De hoogte van de kostprijs voor berekening van de bijdrage, als bedoeld in artikel 12 van de Verordening, voor de maatwerkvoorziening vervoer in natura voor:

  • 1.

    scootmobiel voor gebruik in de woonomgeving (8 km/uur) huurprijs per vier weken: € 24,50

  • 2.

    scootmobiel voor gebruik in de woonomgeving (10 km/uur) huurprijs per vier weken € 28,00

  • 3.

    scootmobiel voor langere afstanden en intensief gebruik (15 km/uur) huurprijs per vier weken € 33,25. 

Lid 9.

De bijdrage op het persoonsgebonden budget is maximaal het verstrekte (jaar)budget.

De bijdrage op het persoonsgebonden budget voor begeleiding en dagbesteding geleverd door een professional is maximaal 53% van het verstrekte (jaar)budget.

  • 1.

    De bijdrage op het persoonsgebonden budget voor beschermd wonen geleverd door een professional is maximaal 40% van het verstrekte (jaar)budget.

     

Lid 10.

De hoogte van de bijdrage in de kosten voor verblijf in de opvang wordt vastgesteld en geïnd door de opvanginstellingen. De instellingen die opvang verlenen zijn Stichting De Binnenvest, Stichting Vrouwenopvang Rosa Manus en Stichting Uitgeprocedeerde Vluchtelingen. Het uitgangspunt is dat voor de cliënt in ieder geval de norm voor zak- en kleedgeld, zoals genoemd in artikel 23 van de Participatiewet, beschikbaar blijft.

  •  

Lid 11.

Een cliënt is voor woonvoorzieningen met een kostprijs onder € 500,00 geen bijdrage verschuldigd.

  •  

Artikel 16 Bijdrage voor algemene voorzieningen

Lid 1.

Voor de volgende algemene voorzieningen is een inwoner een bijdrage in de kosten verschuldigd:

  • 1.

    huishoudelijke ondersteuning; 

    Lid 2.

    De bijdrage in de kosten van:

  • 1.

    Huishoudelijke Ondersteuning;

  • 1.

    bij een inkomen tot 120% van het sociaal minimum (inclusief premie zorgverzekeringwet art. 23 lid 2) en in aansluiting op de systematiek van het minimabeleid: geen bijdrage.

  • 2.

    bij een inkomen vanaf 120% van het sociaal minimum (inclusief premie zorgverzekeringwet art. 23 lid 2) en in aansluiting op de systematiek van het minimabeleid: € 12,60 per uur;

  

Hoofdstuk 7 Overige bepalingen

Artikel 17 Hardheidsclausule

Het college kan in bijzondere gevallen ten gunste van de aanvrager afwijken van de bepalingen in dit

Financieel besluit maatschappelijke ondersteuning 2017, indien toepassing daarvan zou leiden tot onbillijkheden van overwegende aard.
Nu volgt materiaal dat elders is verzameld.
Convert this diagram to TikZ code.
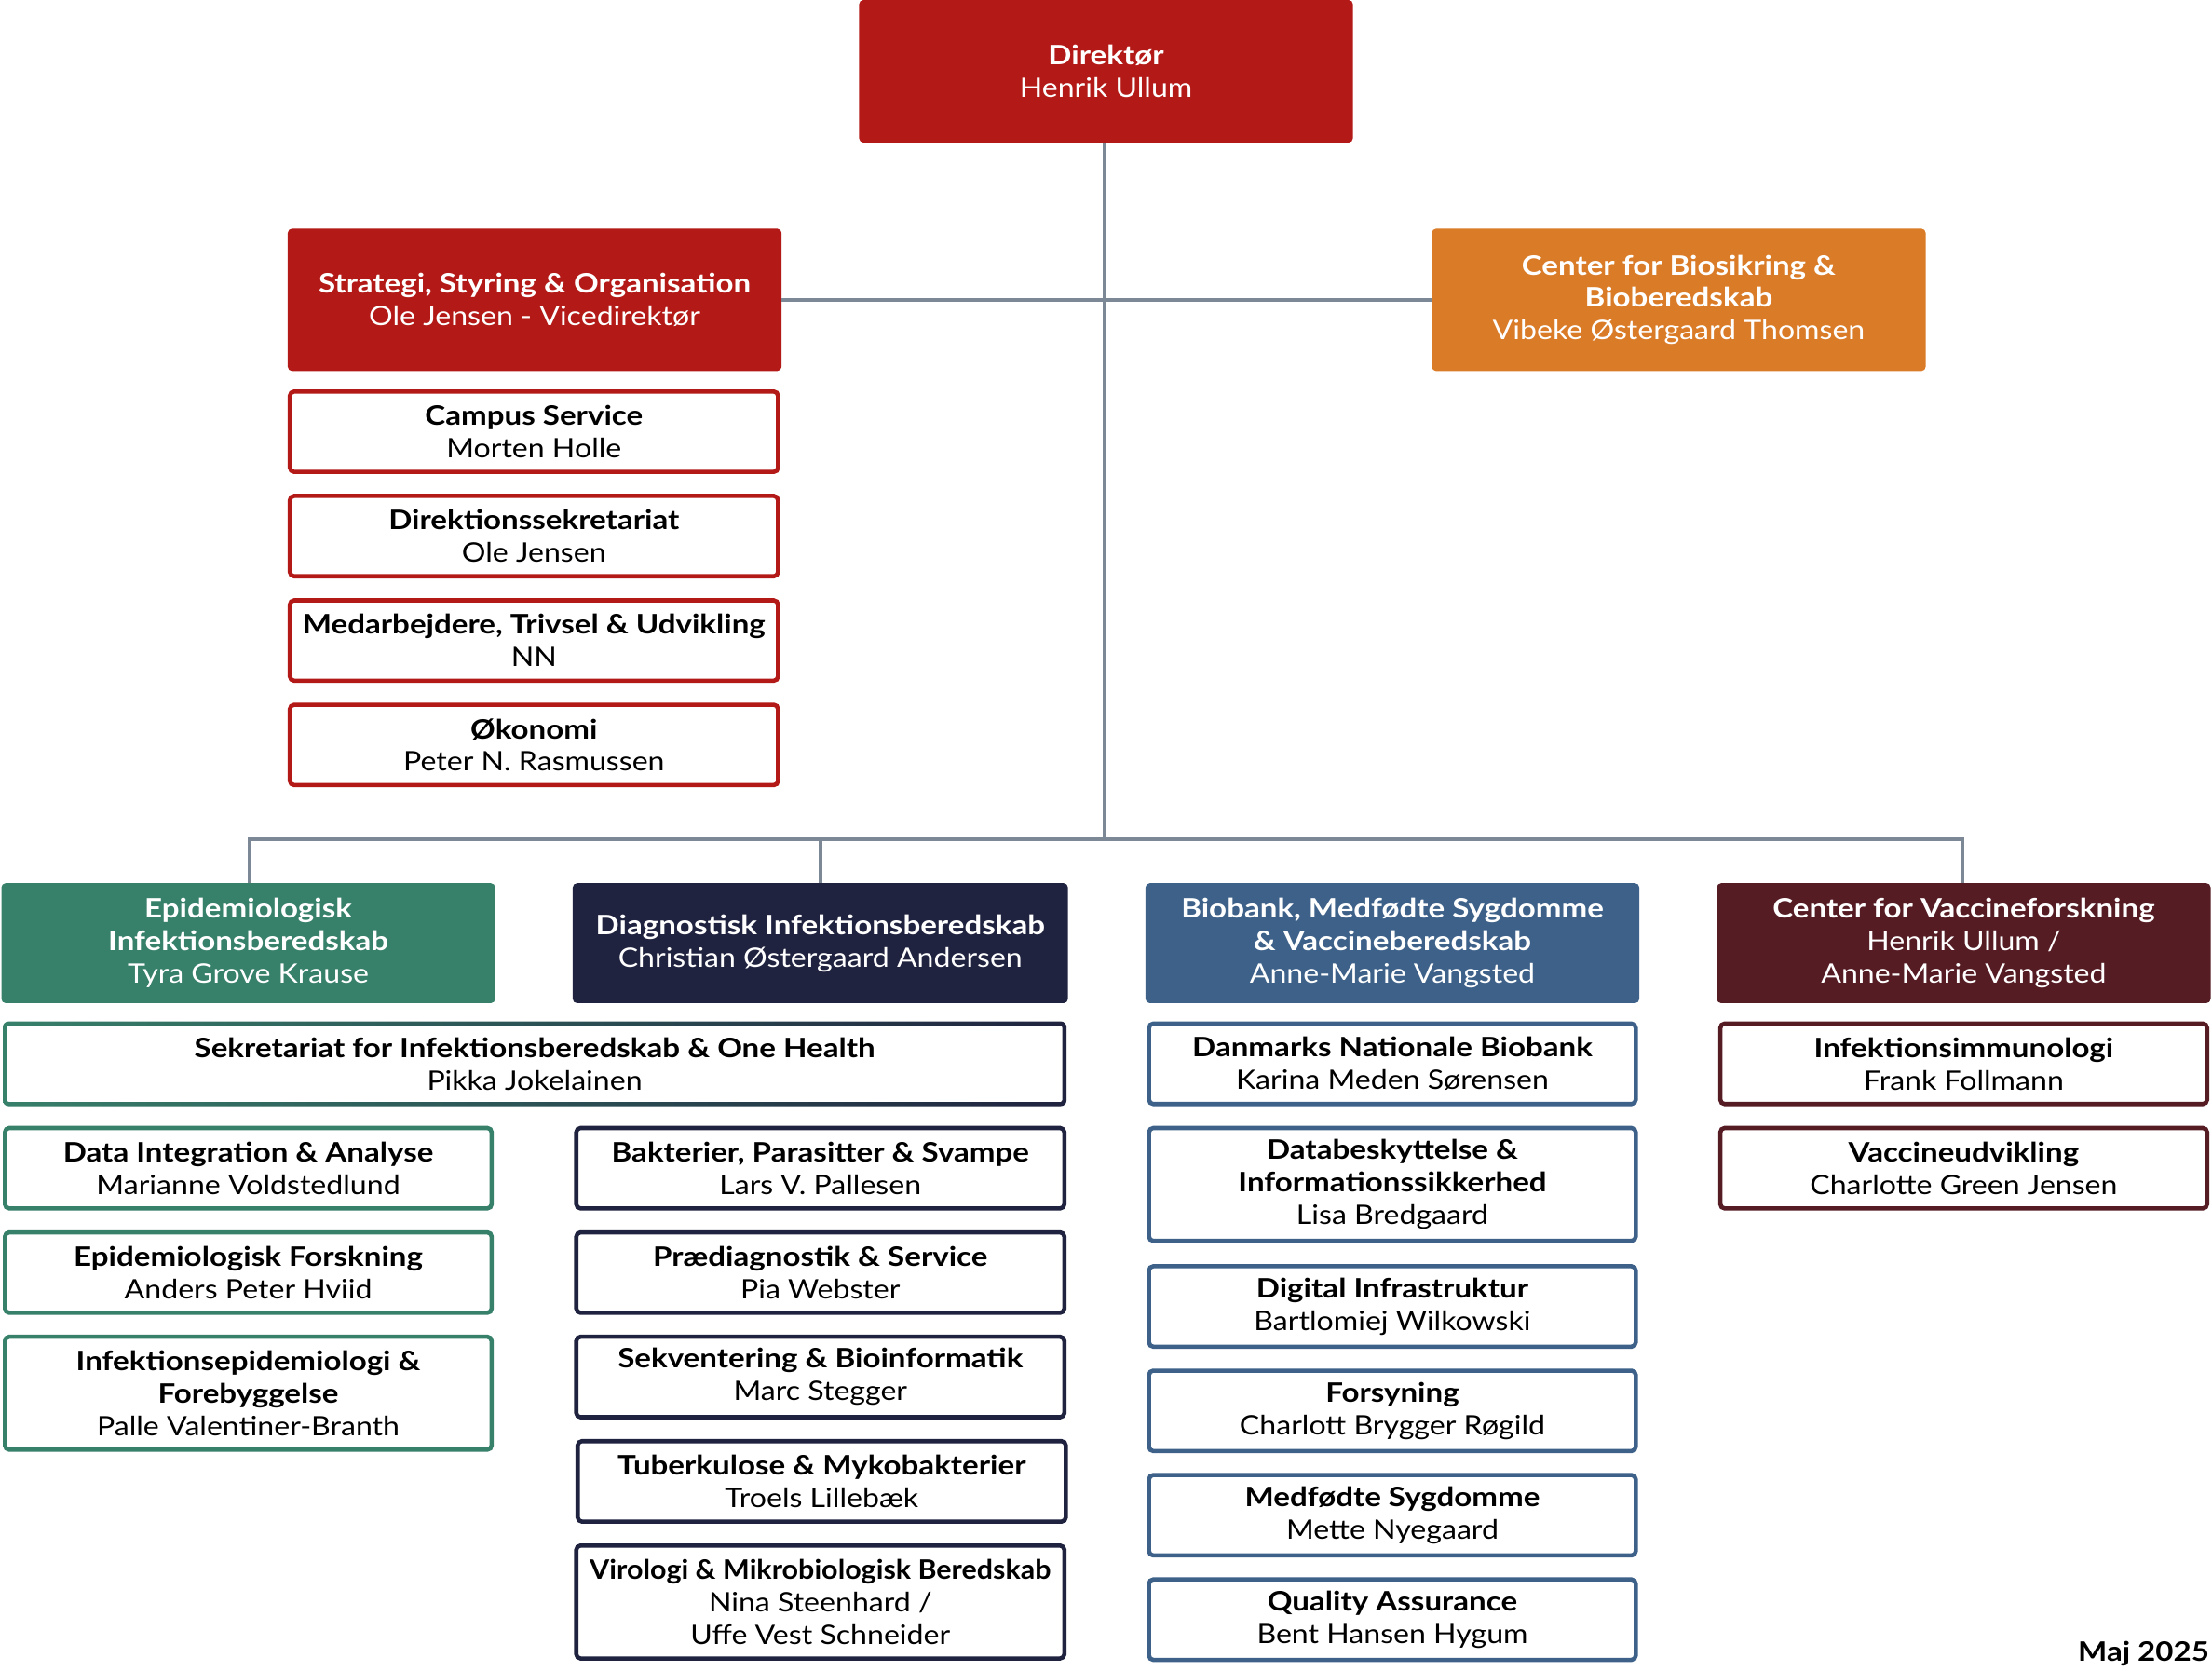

Artikel 18 Citeertitel en inwerkingtreding

  • 1.

    Dit Besluit wordt aangehaald als: 'Financieel besluit maatschappelijke ondersteuning Leiden 2017'.

  • 2.

    Dit Besluit treedt in werking op 1 januari 2017;

  • 3.

    Met inwerkingtreding van dit Besluit wordt het 'Financieel besluit maatschappelijke ondersteuning 2016’ ingetrokken.